Single by UB40

from the album Signing Off
- A-side: "King"
- Released: 1 February 1980
- Recorded: 21–24 December 1979
- Studio: Bob Lamb's "Home of the Hits", Moseley, Birmingham
- Genre: Reggae
- Length: 4:10
- Label: Graduate
- Songwriter: UB40
- Producers: Bob Lamb; UB40;

UB40 singles chronology
|  | "King" / "Food for Thought" (1980) | "My Way of Thinking" / "I Think It's Going to Rain Today" (1980) |

Official video
- "Food for Thought" on YouTube

= Food for Thought (song) =

1980 single by UB40

"Food for Thought" is a song by British reggae band UB40, released as their debut single in February 1980 from their album Signing Off. Released as a double A-side with "King", it peaked at number four on the UK Singles Chart.

==Composition and recording==
The inspiration for "Food for Thought" is said to have come from the genocide in Cambodia, then known as Kampuchea, undertaken by members of the ruling Communist Party, known as the Khmer Rouge, whose totalitarian government saw between 1.5 and 3 million people killed between 1975 and 1979. The song's lyrics were written by Robin Campbell with help from his father, folksinger Ian Campbell, and relate to "the hypocrisy of Christmas, the fact that there are starving people in Africa and here we are all sat around eating our Christmas dinner and praising the Lord". After having written the lyrics, Campbell brought them to the rest of the band who then together worked on the music. The song was originally called "The Christmas Song", before one of the roadies suggested "Food for Thought" would be a better title.

As the band could not afford to record in a studio, the whole of the Signing Off album was recorded at producer Bob Lamb's own home, a bedsit in Moseley which later became known as the "Home of the Hits". The album was recorded over three separate sessions, with this single being recorded in the first session between 21 and 24 December 1979.

Prior to recording the song, the band had a debate over the subtlety of the lyrics, with Campbell since regretting the ambiguity of them, saying "I find it incredible that people can’t understand it and that upsets me. I think the symbolism’s quite obvious". This is perhaps aggravated by the fact that the opening lyric "Ivory Madonna" has often been misheard as "I'm a prima donna" or "I believe in Donna", which Campbell has found amusing but also concerning over how the song's message has been lost on many people.

==Release==
"Food for Thought" was released as a double A-side single with "King" on local independent label Graduate Records. (Note: The single has sometimes been incorrectly attributed to being the first single released on Graduate Records. However, as per its catalogue number, GRAD 6, it was the label's sixth single, with local hard rock band Eazie Ryder releasing the first over a year prior to "Food for Thought".) The single lists "King" as the first A-side and Bob Lamb has explained that "Food for Thought" was originally the B-side and that "King" "was always gonna be the main song". However, "Food for Thought" was picked up by radio disc jockeys and therefore gained more airplay than "King" because "it was quicker and chirpier, more dancey, more of a radio track".

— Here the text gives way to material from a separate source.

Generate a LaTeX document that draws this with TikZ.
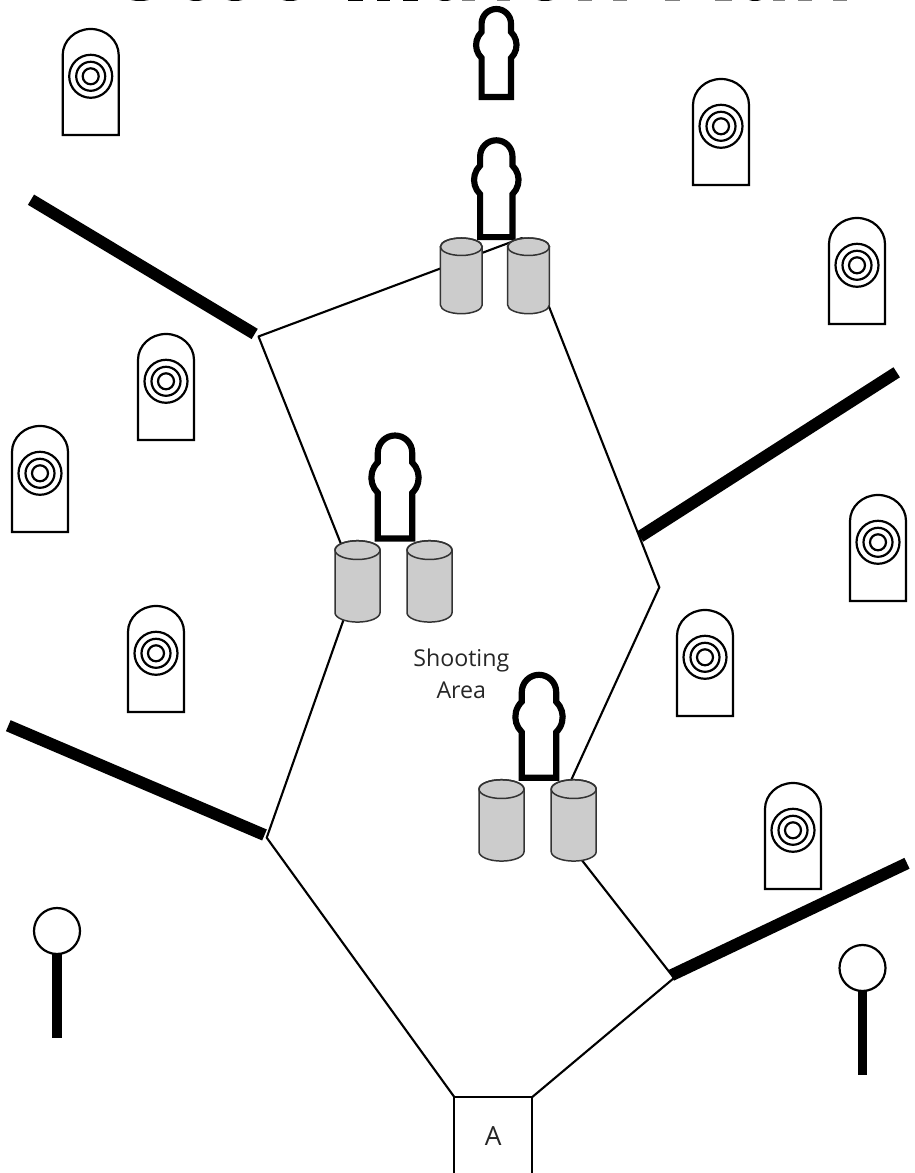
\documentclass[tikz,border=0pt]{standalone}
\usepackage{fontspec}
\setmainfont{Open Sans}
\tikzset{
  wall/.style={line width=6.8pt},
  course/.style={line width=1.2pt},
  label/.style={text=black!85,font=\fontsize{13.2}{17.9}\selectfont,align=center,inner sep=0pt},
  pics/target/.style={code={
    \draw[line width=1.25pt,fill=white] (-28,-26) arc (180:0:28 and 26) -- (28,-106) -- (-28,-106) -- cycle;
    \draw[line width=1.25pt] (0,-47.3) circle (21.5) (0,-47.3) circle (14.5) (0,-47.3) circle (8);
  }},
  pics/popper/.style={code={
    \draw[line width=3.5pt,fill=white] (-14.7,-91) -- (-14.7,-52) arc (226:134:18.1) -- (-14.7,-17.7)
      arc (180:0:14.7) -- (14.7,-26) arc (46:-46:18.1) -- (14.7,-91) -- cycle;
  }},
  pics/barrel/.style={code={
    \draw[line width=.85pt,draw=black!80,fill=black!20] (-22.5,-9.4) -- (-22.5,-72) arc (180:360:22.5 and 9.4)
      -- (22.5,-9.4) arc (0:180:22.5 and 9.4) -- cycle;
    \draw[line width=.85pt,draw=black!80] (0,-9.4) ellipse (22.5 and 9.4);
  }},
  pics/plate/.style={code={
    \draw[line width=5.67pt] (0,-23) -- (0,-107);
    \draw[line width=1.25pt,fill=white] (0,0) circle (23);
  }},
}
\begin{document}
\begin{tikzpicture}[x=.02cm,y=.02cm]
  \useasboundingbox (0,0) rectangle (915,1173);
  % what is left of the cut-off heading
  \foreach \a/\b in {348/363,377/390,403/418} \fill (\a,1172) rectangle (\b,1174);
  \foreach \a/\b in {462/475,497/510,578/592,613/627,665/680,715/732,773/785,798/812,833/847}
    \fill[black!50] (\a,1172.2) rectangle (\b,1174);
  \foreach \x/\w in {140/12,196/9,235/10,290/10,445/8,545/10,755/8}
    \fill (\x,1175) ellipse [x radius=\w,y radius=3];

  \node[draw,course,rectangle,minimum width=1.56cm,minimum height=1.56cm,outer sep=0pt,
        label,font=\fontsize{15}{18}\selectfont] (boxA) at (493.3,37) {A};
  \coordinate (nw) at (258.5,836.5);
  \coordinate (apex) at (522,935);
  \coordinate (ne) at (659.3,585.7);
  \coordinate (inE) at (552,351);
  \coordinate (se) at (674,195);
  \coordinate (sw) at (266.7,335.3);
  \coordinate (inW) at (356.5,590);
  \coordinate (endNW) at (31,973.3);
  \coordinate (cornerNW) at (254.7,839);
  \coordinate (endNE) at (896.7,800.7);
  \coordinate (cornerNE) at (640,636.3);
  \coordinate (endSW) at (8.3,447.3);
  \coordinate (cornerSW) at (264.5,338);
  \coordinate (endSE) at (907,309.7);
  \coordinate (cornerSE) at (671.3,197.7);

  \draw[course,line join=round] (boxA.north west) -- (sw) -- (inW) -- (nw) -- (apex) -- (ne) -- (inE) -- (se) -- (boxA.north east);
  \draw[wall] (endNW) -- (cornerNW);
  \draw[wall] (endNE) -- (cornerNE);
  \draw[wall] (endSW) -- (cornerSW);
  \draw[wall] (endSE) -- (cornerSE);

  \foreach \x/\y in {90.7/1144,721/1094,857/955,166/839,40/747,878/678,156/567,705/563,793/390}
    \pic at (\x,\y) {target};
  \foreach \x/\y/\s in {496.3/1167/1,496.3/1036/1.1,395/741/1.17,539/501.7/1.17}
    \pic[scale=\s] at (\x,\y) {popper};
  \foreach \x/\y/\s in {357.5/632.3/1,429.5/632.3/1,501.5/393.3/1,573.7/393.3/1,461.3/935/.93,528.5/935/.93}
    \pic[scale=\s] at (\x,\y) {barrel};
  \pic at (57,242) {plate};
  \pic at (862.5,205) {plate};

  \node[label] (area) at (461.3,499) {Shooting\\Area};
\end{tikzpicture}
\end{document}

The original single version of "Food for Thought" is slightly shorter compared to the Signing Off album version, with the album version including a break using a synthesiser reverb (an early example of their mixing techniques that can be found on their remix album Present Arms in Dub).

Released at the beginning of February 1980, the single entered the UK Singles Chart a month later in the first week of March and reached it peak of number four six weeks later in the second week of April. It became the first single to make the top ten without the backing of a major record company. The single performed even better in New Zealand where it topped the charts for four weeks and became the first hit there on an English independent label.

==Charts==

| Chart (1980) | Peak position |
|---|---|
| Australia (Kent Music Report) | 36 |
| Ireland (IRMA) | 10 |
| Netherlands (Single Top 100) | 46 |
| New Zealand (Recorded Music NZ) | 1 |
| UK Singles (OCC) | 4 |
| UK Independent Singles (Record Business) | 1 |

==Certifications==

| Region | Certification | Certified units/sales |
| New Zealand (RMNZ) | Gold | 15,000^{‡} |
| United Kingdom (BPI) | Silver | 250,000^{^} |
^{^} Shipments figures based on certification alone. ^{‡} Sales+streaming figures based on certification alone.

==Live version==

Whilst on tour in Ireland in February 1982, UB40 recorded their first live album, UB40 Live, which would be released a year later in February 1983. To promote the release of the live album, the live version of "Food for Thought" was released as a single in several European countries. Both the album and the single performed particularly well in the Netherlands, charting in the top five of their respective charts.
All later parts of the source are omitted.